Let's Face It, Rioters Are Fans, Too

In the wake of the instantly infamous riots that gripped Vancouver after the Canucks' loss to the Boston Bruins in the NHL's Stanley Cup finals last week, I heard a couple of media personalities try to rationalize the debacle by claiming that  the perpetrators weren't "real" hockey fans or Canucks supporters. This tired excuse, which is faithfully trotted out in the U.S. whenever fan hijinks devolve into mob violence, begs an obvious question. Here, one has to ask who, exactly, were those troublemakers kitted out in bespoke Canucks' paraphernalia? Were they a particularly organized flash mob of anarchists? Probably not. In fact, a lot of them probably were passionate Canucks fans. They were too passionate, clearly, and quite stupid, as well, but fans, nonetheless. It's probably time for us, as a sporting culture, to put on our big boy pants and realize that.

A HISTORY OF VIOLENCE

Obviously, this isn't our first brush with fan violence. In an analogous incident from May 2008, hooligan supporters from Glasgow soccer club Rangers expressed their displeasure with their club's humbling loss to Zenit St. Petersburg in the UEFA Cup Final by cutting a swath of destruction through the host city of Manchester that was described as being as bad as anything the area had suffered "since the Blitz."  Sadly, tales of soccer hooliganism are legion, with Italy's Serie A providing many of the recent battlegrounds, but fan delinquency isn't cabined to European soccer. How about those lovably loyal Cleveland Browns fans who gave us a bottle tossing incident in 1991 that Nick Bakay dubbed "The Day It Rained Pilsner?" Or the night in 2004 when fans attempted a coup at the Palace at Auburn Hills during a NBA regular season game between the Detroit Pistons and Indiana Pacers? More recently, Major League Baseball was rocked by the savage beating of a San Francisco Giants fan outside of Dodgers Stadium in Los Angeles. For crissakes, this isn't even the first post-Game 7 Stanley Cup Finals riot in the city of Vancouver. The fact that lists like this are nowhere near exhaustive only speaks to my point.

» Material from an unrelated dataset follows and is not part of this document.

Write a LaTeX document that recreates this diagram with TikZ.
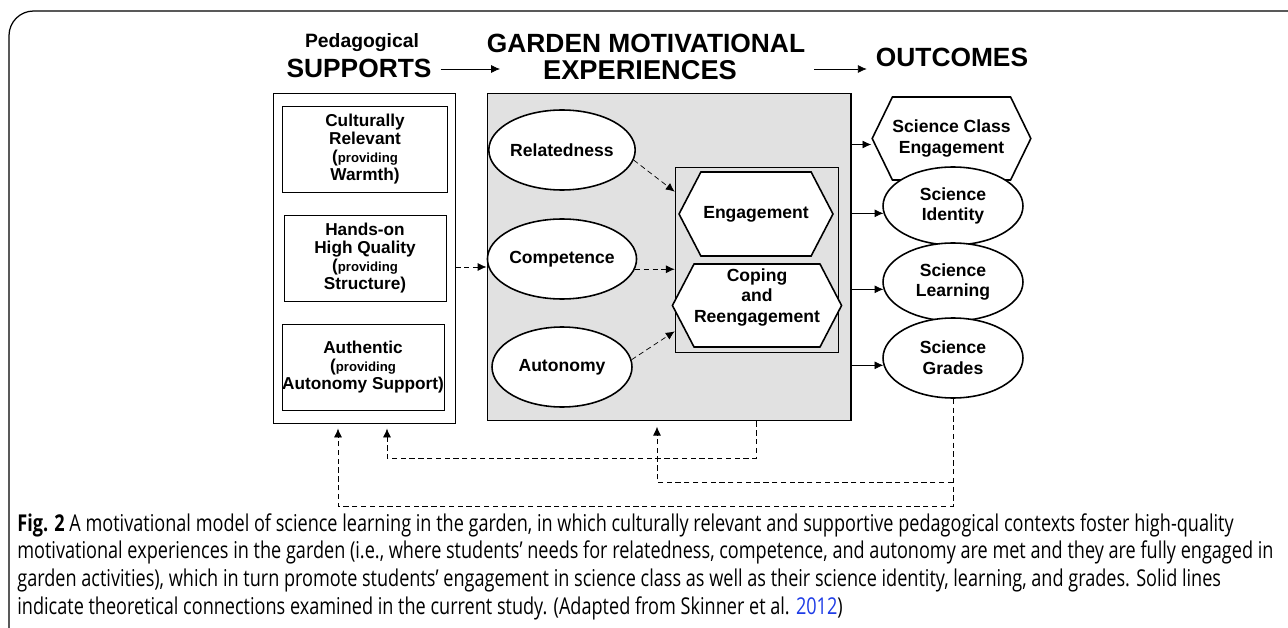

And, yet, America's sports media continues its self-serving refusal to acknowledge that the whole premise of the bad-fans-aren't-real-fans argument is laughably flawed. I suppose it's bad business to tell your audience that they sometimes act like common criminals, but it's an insult to a viewer's intelligence to act like "real" sports fans are morally incapable of behaving badly.

Are these people you'd invite to your housewarming party?
No, but that doesn't mean they aren't sports fans.

FANCIER OR FANATIC?

There's some etymological uncertainty over whether the word "fan" was, when first applied to baseball fans during the 19th century, a shortened form of the word "fancier" or "fanatic." Usually, the majority of sports fans in this country (and probably the rest of the world) act more like fanciers than fanatics; however, when fanaticism takes primacy in sports, things can get ugly, just as they do when fanaticism dominates political or religious spheres.

Ultimately, people are capable of acts of malice and profound stupidity. "Real" sports fans are people. So, they, too, are capable of the kind of deviance that roiled Vancouver last week. Let's face it, good fans are capable of being bad people.